Olga’s Cup and Saucer – written and illustrated by Olga Bravo
I found this book in a “free” pile at the recent conference I attended. It’s an old book, but takes us through the seasons with whimsy, and discusses different foods with the recipes. A Little girl named Nickel Penny wants so much to help at the bakery, she finds ways to help throughout the year like bringing fresh fruits and vegetables from her farm, and doing little favors. For those who love food books, this is a book to add to your collection.
Goldilocks and Just One Bear – written and illustrated by Leigh Hodgkinson
Finally got to this one in the pile, and what a good surprise! This cute bear ends up slipping into the city, lost and confused, and finds a place to rest, in a high-rise! Well, the author cleverly takes us through the familiar tale, but this is the city, remember? And there are city things involved too, and a sweet surprise at the end. Hodgkinson’s illustrations are full of details-setting related-and they are wonderful. It seems that they are drawings, and then parts are cut out for collage. One can look and look at each page. Also, there are three little birds that travel along with the reader. I imagine this will be a delight for all kinds of readers, or for a read aloud if the group can get close enough to really see the pages (and look again later).
Boot & Shoe – written and illustrated by Marla Frazee
Marla Frazee’s books are always favorites, and this is no exception. It’s a silly book where reading aloud with someone young would be wonderful. Boot & Shoe, dogs from the same litter, have their daily habits, until a bold squirrel changes everything, and a tough day ensues. I laughed out loud at this one!
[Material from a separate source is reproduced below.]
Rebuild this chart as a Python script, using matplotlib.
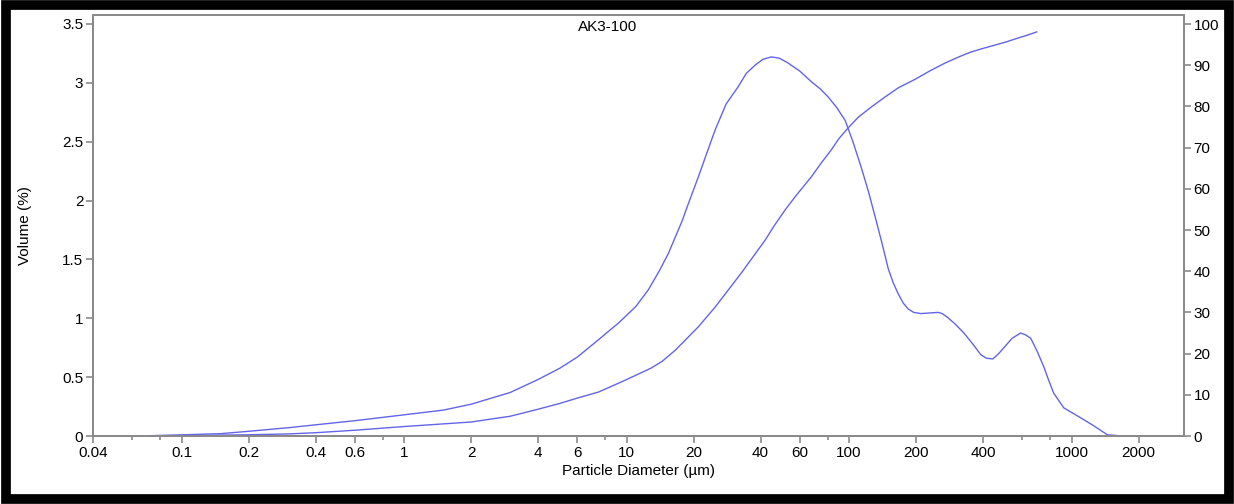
import matplotlib
matplotlib.use("Agg")
import matplotlib.pyplot as plt
from matplotlib.patches import Rectangle
from matplotlib.ticker import FixedLocator, FixedFormatter, NullFormatter

plt.rcParams['font.family'] = ['Liberation Sans', 'DejaVu Sans']

# volume frequency curve (left axis)
freq_d = [0.063, 0.1, 0.15, 0.2, 0.3, 0.4, 0.6, 1, 1.5, 2, 3, 4, 5, 6, 7.5, 8.3, 9.2, 11,
          12.5, 14, 15.4, 17.7, 19, 21, 23, 25, 28, 31.8, 34.5, 37.8, 41, 44.7, 48.5, 53,
          60, 67.6, 74, 80.5, 88, 96, 104, 113, 122, 131, 140, 150, 158, 166, 175, 184,
          195, 210, 230, 251, 262, 276, 300, 328, 360, 391, 415, 443, 470, 496, 540, 590,
          620, 655, 700, 749, 790, 830, 921, 1000, 1097, 1250, 1449, 1694]
freq_v = [0, 0.01, 0.02, 0.04, 0.07, 0.095, 0.13, 0.18, 0.22, 0.27, 0.37, 0.48, 0.575, 0.67,
          0.82, 0.89, 0.96, 1.10, 1.24, 1.40, 1.55, 1.82, 1.98, 2.2, 2.41, 2.6, 2.82, 2.97,
          3.08, 3.15, 3.20, 3.22, 3.21, 3.17, 3.10, 3.01, 2.95, 2.88, 2.79, 2.68, 2.50, 2.29,
          2.08, 1.86, 1.65, 1.42, 1.30, 1.21, 1.13, 1.08, 1.05, 1.04, 1.045, 1.05, 1.04, 1.01,
          0.95, 0.875, 0.78, 0.69, 0.66, 0.655, 0.70, 0.75, 0.83, 0.875, 0.86, 0.83, 0.72,
          0.59, 0.47, 0.365, 0.24, 0.20, 0.155, 0.09, 0.01, 0]

# cumulative curve (right axis)
cum_d = [0.063, 0.1, 0.2, 0.3, 0.4, 0.6, 1, 2, 3, 4, 5, 6, 7.5, 8.5, 9.9, 12.9, 14.5, 16.6,
         21, 25, 32.8, 37, 42, 46, 51.6, 58, 67.6, 75, 83, 90, 99, 110, 126, 145, 166, 198,
         230, 269, 310, 352, 400, 452, 510, 573, 640, 697]
cum_v = [0, 0.1, 0.3, 0.5, 0.8, 1.4, 2.3, 3.4, 4.8, 6.5, 7.9, 9.2, 10.7, 12.0, 13.6, 16.5,
         18.2, 20.9, 26.5, 31.3, 39.6, 43.5, 47.6, 51.0, 54.9, 58.5, 62.9, 66.3, 69.4, 72.2,
         74.8, 77.4, 79.9, 82.3, 84.5, 86.6, 88.6, 90.5, 92.0, 93.2, 94.1, 94.9, 95.7, 96.6,
         97.4, 98.1]

x_major = [0.04, 0.1, 0.2, 0.4, 0.6, 1, 2, 4, 6, 10, 20, 40, 60, 100, 200, 400, 1000, 2000]
x_labels = ['0.04', '0.1', '0.2', '0.4', '0.6', '1', '2', '4', '6', '10', '20', '40', '60',
            '100', '200', '400', '1000', '2000']
x_minor = [0.06, 0.08, 0.8, 8, 80, 600, 800]
y_left = [0, 0.5, 1, 1.5, 2, 2.5, 3, 3.5]
y_left_labels = ['0', '0.5', '1', '1.5', '2', '2.5', '3', '3.5']
y_right = [0, 10, 20, 30, 40, 50, 60, 70, 80, 90, 100]

line_c = '#6464ea'
spine_c = '#8a8a8a'

fig = plt.figure(figsize=(12.34, 5.04), dpi=100)
ax = fig.add_axes([0.0754, 0.1349, 0.8841, 0.8353])
ax2 = ax.twinx()

ax.plot(freq_d, freq_v, color=line_c, lw=1.0)
ax2.plot(cum_d, cum_v, color=line_c, lw=1.0)

ax.set_xscale('log')
ax.set_xlim(0.04, 3200)
ax.set_ylim(0, 3.576)
ax2.set_ylim(0, 102.2)

ax.xaxis.set_major_locator(FixedLocator(x_major))
ax.xaxis.set_major_formatter(FixedFormatter(x_labels))
ax.xaxis.set_minor_locator(FixedLocator(x_minor))
ax.xaxis.set_minor_formatter(NullFormatter())
ax.set_yticks(y_left)
ax.set_yticklabels(y_left_labels)
ax2.set_yticks(y_right)

for a in (ax, ax2):
    for s in a.spines.values():
        s.set_color(spine_c)
        s.set_linewidth(1.4)
    a.tick_params(which='major', color=spine_c, length=5, width=1.2, labelsize=11, pad=2)
    a.tick_params(which='minor', color=spine_c, length=3, width=1.2)

ax.set_xlabel('Particle Diameter (µm)', fontsize=11, labelpad=3)
ax.set_ylabel('Volume (%)', fontsize=11, labelpad=22)
ax.text(0.472, 0.972, 'AK3-100', transform=ax.transAxes, ha='center', va='center', fontsize=11)

# black frame around the picture
fig.patches.append(Rectangle((0.005, 0.009), 0.991, 0.982, transform=fig.transFigure,
                             fill=False, edgecolor='black', lw=7))

fig.savefig('out.png', dpi=100)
Little Dog Lost - written and illustrated by Mônica Caranesi
This is a non-fiction story quite simply told about a dog that was lost on the ice floes in a Polish winter, but finally saved by a scientific research vessel after already drifting 15 miles from land on the Baltic Sea. It’s a good start to showing students how a beautiful picture book can come from a real story, not necessarily a ‘made-up’ one. The watercolor pages are beautifully done.
Chloe and the Lion – by Mac Barnett, illustrated by Adam Rex
I love when there are books that dare to be different, because that is what I want student writers to know, or unlearn—that rules they think they know as unchangeable, can be changed. The story is about a little girl named Chloe, I think. Really it’s about writers and illustrators and who gets to move the story along. There are arguments and changes, and the illustrator is fired, but really he is just eaten by the lion that he has not drawn well because he thinks a dragon would be better. There is another illustrator, and graciously, he leaves. If you think this is mixed up, it is. The book is very fun, and funny. Be sure to take a look!
Next: I have two book groups coming up in two different classes, So I’ll be re-reading Fever 1793 by Laurie Halse Anderson, and Esperanza Rising by Pam Munoz. I hope also to start Bomb: The Race to Build-and Steal—the World’s Most Dangerous Weapon, by Steve Sheinkin, and finish Book Love by Penny Kittle!